-- START Recorded information --
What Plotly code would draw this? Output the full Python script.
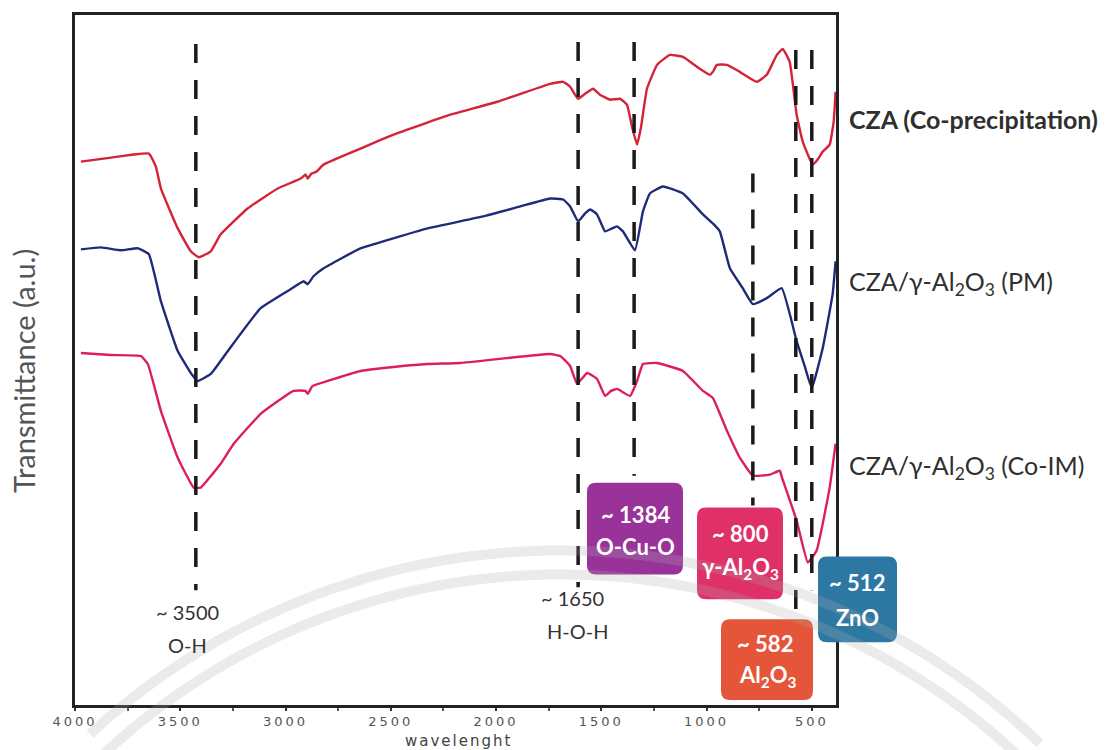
import math
import plotly.graph_objects as go

# ---------------- data (wavenumber in cm-1, transmittance in a.u.) ----------------
wn_cp = [3972, 3829, 3649, 3616, 3592, 3512, 3450, 3412, 3355, 3308, 3180, 3037, 2928, 2905,
         2895, 2876, 2852, 2819, 2644, 2487, 2217, 1994, 1743, 1681, 1648, 1610, 1577, 1539,
         1506, 1458, 1411, 1378, 1354, 1330, 1311, 1283, 1235, 1174, 1112, 1032, 984, 970,
         951, 903, 842, 761, 714, 666, 638, 605, 572, 543, 496, 472, 448, 415, 396, 387]
t_cp = [545, 549, 553, 540, 518, 478, 455, 449, 455, 472, 498, 518, 528, 532,
        528, 533, 535, 542, 558, 572, 592, 605, 623, 625, 620, 608, 613, 618,
        612, 607, 608, 602, 580, 562, 580, 618, 642, 652, 650, 638, 632, 635,
        642, 642, 635, 625, 632, 652, 658, 645, 592, 565, 542, 547, 555, 562, 585, 615]

wn_pm = [3972, 3877, 3782, 3701, 3649, 3592, 3512, 3450, 3417, 3355, 3274, 3118, 2976, 2914,
         2895, 2867, 2819, 2644, 2535, 2326, 2061, 1885, 1743, 1681, 1648, 1610, 1577, 1553,
         1520, 1482, 1449, 1425, 1397, 1340, 1302, 1269, 1207, 1112, 1017, 970, 937, 889,
         828, 780, 714, 643, 572, 534, 500, 448, 401, 387]
t_pm = [457, 459, 456, 458, 452, 405, 355, 333, 325, 332, 355, 398, 417, 425,
        422, 430, 438, 458, 465, 478, 490, 500, 508, 507, 500, 485, 493, 497,
        492, 475, 478, 480, 475, 456, 495, 513, 520, 513, 492, 483, 475, 438,
        418, 402, 408, 418, 365, 340, 318, 358, 412, 445]

wn_im = [3972, 3829, 3687, 3654, 3592, 3512, 3436, 3403, 3308, 3246, 3118, 2962, 2905, 2895,
         2871, 2800, 2644, 2535, 2326, 2170, 1743, 1695, 1648, 1615, 1567, 1520, 1482, 1454,
         1425, 1363, 1330, 1302, 1235, 1112, 1017, 970, 903, 842, 780, 700, 652, 643,
         572, 519, 477, 415, 387]
t_im = [353, 351, 350, 342, 295, 248, 218, 218, 242, 262, 292, 315, 315, 312,
        320, 325, 335, 338, 342, 343, 352, 350, 340, 322, 333, 327, 310, 315,
        317, 310, 325, 342, 343, 335, 315, 308, 275, 248, 230, 231, 235, 229,
        185, 143, 155, 218, 262]

series_names = ["CZA (Co-precipitation)", "CZA/γ-Al<sub>2</sub>O<sub>3</sub> (PM)",
                "CZA/γ-Al<sub>2</sub>O<sub>3</sub> (Co-IM)"]
series_colors = ["#d42237", "#1f2b78", "#dc1f5c"]

# band marker lines
peak_wn = [3426, 1610, 1344, 780, 576, 500]
peak_top = [663, 665, 665, 533, 657, 657]
peak_bottom = [115, 118, 230, 200, 95, 115]

x_ticks = [4000, 3500, 3000, 2500, 2000, 1500, 1000, 500]

# ---------------- layout geometry (pixels) ----------------
W, H = 1105, 750
L, R, T, B = 75, 836, 13, 705


def px(x):
    return (x - L) / (R - L)


def py(y):
    return (B - y) / (B - T)


fig = go.Figure()

for wn, t, name, col in zip([wn_cp, wn_pm, wn_im], [t_cp, t_pm, t_im], series_names, series_colors):
    fig.add_trace(go.Scatter(x=wn, y=t, mode="lines", name=name,
                             line=dict(color=col, width=2.4, shape="spline", smoothing=0.35),
                             showlegend=False, hoverinfo="skip"))

for w, top, bot in zip(peak_wn, peak_top, peak_bottom):
    fig.add_trace(go.Scatter(x=[w, w], y=[top, bot], mode="lines", showlegend=False,
                             line=dict(color="#1a1a1a", width=3.5, dash="19px,17px"),
                             hoverinfo="skip"))


def rrect(x0, y0, x1, y1, r=9):
    rx = r / (R - L)
    ry = r / (B - T)
    a, b, c, d = px(x0), px(x1), py(y0), py(y1)  # c top, d bottom (paper)
    return (f"M {a+rx},{c} L {b-rx},{c} Q {b},{c} {b},{c-ry} L {b},{d+ry} "
            f"Q {b},{d} {b-rx},{d} L {a+rx},{d} Q {a},{d} {a},{d+ry} "
            f"L {a},{c-ry} Q {a},{c} {a+rx},{c} Z")


def arc_path(cx, cy, rad, x_from, x_to, n=60):
    pts = []
    for i in range(n + 1):
        x = x_from + (x_to - x_from) * i / n
        y = cy - math.sqrt(max(rad * rad - (x - cx) ** 2, 0))
        pts.append(f"{px(x)},{py(y)}")
    return "M " + " L ".join(pts)


annotations = []

# faint watermark arcs (decoration)
wm_shapes = []
for rad in (692, 668):
    wm_shapes.append(dict(type="path", xref="paper", yref="paper",
                          path=arc_path(560, 1242, rad, 90, 1040),
                          line=dict(color="rgba(170,170,170,0.24)", width=10), layer="above"))

boxes = [
    ((587, 482, 683, 574), "#9a3399", ["~ 1384", "O-Cu-O"], [(635, 514), (635, 546)]),
    ((697, 507, 783, 599), "#e03068", ["~ 800", "γ-Al<sub>2</sub>O<sub>3</sub>"], [(740, 533), (740, 568)]),
    ((818, 556, 897, 642), "#2d78a3", ["~ 512", "ZnO"], [(857, 582), (857, 617)]),
    ((721, 619, 813, 700), "#e5553a", ["~ 582", "Al<sub>2</sub>O<sub>3</sub>"], [(765, 643), (767, 676)]),
]

box_shapes = []
for (x0, y0, x1, y1), col, texts, poss in boxes:
    box_shapes.append(dict(type="path", xref="paper", yref="paper", path=rrect(x0, y0, x1, y1),
                           fillcolor=col, line=dict(width=0), layer="above"))
    for txt, (tx, ty) in zip(texts, poss):
        annotations.append(dict(xref="paper", yref="paper", x=px(tx), y=py(ty), text=f"<b>{txt}</b>",
                                showarrow=False, font=dict(family="Lato", size=22, color="white"),
                                xanchor="center", yanchor="middle"))
shapes = box_shapes + wm_shapes

# series labels on the right
for name, yy, bold in zip(series_names, [117, 282, 466], [True, False, False]):
    annotations.append(dict(xref="paper", yref="paper", x=px(847), y=py(yy),
                            text=(f"<b>{name}</b>" if bold else name), showarrow=False,
                            xanchor="left", yanchor="middle",
                            font=dict(family="Lato", size=25, color="#2f2f2f")))

# peak assignments
for txt, (tx, ty) in [("~ 3500", (187, 612)), ("O-H", (187, 645)),
                      ("~ 1650", (572, 598)), ("H-O-H", (577, 631))]:
    annotations.append(dict(xref="paper", yref="paper", x=px(tx), y=py(ty), text=txt,
                            showarrow=False, xanchor="center", yanchor="middle",
                            font=dict(family="Lato", size=20, color="#333333")))

# axis titles
annotations.append(dict(xref="paper", yref="paper", x=px(458), y=py(741), text="wavelenght",
                        showarrow=False, xanchor="center", yanchor="middle",
                        font=dict(family="DejaVu Sans", size=15, color="#444444")))
annotations.append(dict(xref="paper", yref="paper", x=px(24), y=py(370), text="Transmittance (a.u.)",
                        showarrow=False, xanchor="center", yanchor="middle", textangle=-90,
                        font=dict(family="Lato", size=29, color="#555555")))

fig.update_layout(
    width=W, height=H,
    margin=dict(l=L, r=W - R, t=T, b=H - B),
    paper_bgcolor="white", plot_bgcolor="white",
    shapes=shapes, annotations=annotations,
    xaxis=dict(range=[4000, 385], tickvals=x_ticks, ticktext=[str(v) for v in x_ticks],
               showgrid=False, zeroline=False, showline=True, linecolor="#222222", linewidth=2.5,
               mirror=True, ticks="outside", ticklen=3, tickwidth=1.5, tickcolor="#333333",
               tickfont=dict(family="DejaVu Sans", size=13, color="#555555"),
               minor=dict(dtick=250, ticks="outside", ticklen=3, tickcolor="#555555")),
    yaxis=dict(range=[0, 692], showticklabels=False, ticks="", showgrid=False, zeroline=False,
               showline=True, linecolor="#222222", linewidth=2.5, mirror=True),
)

post = """
document.body.style.margin = '0px';
document.body.style.padding = '0px';
document.body.style.overflow = 'hidden';
document.querySelectorAll('.xtick text').forEach(function(t){ t.setAttribute('letter-spacing', '3px'); });
document.querySelectorAll('.annotation-text').forEach(function(t){
  if (t.textContent === 'wavelenght') { t.setAttribute('letter-spacing', '2px'); }
});
"""

fig.write_html("out.html", post_script=post, config={"displayModeBar": False})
-- END Recorded information --
* Exercise instructions: Every line from the start of the listing above through the line with "import plotly.graph_objects as go" should be repeated exactly; skip the pictures and add nothing else.

* Correct answer:
What Plotly code would draw this? Output the full Python script.
import math
import plotly.graph_objects as go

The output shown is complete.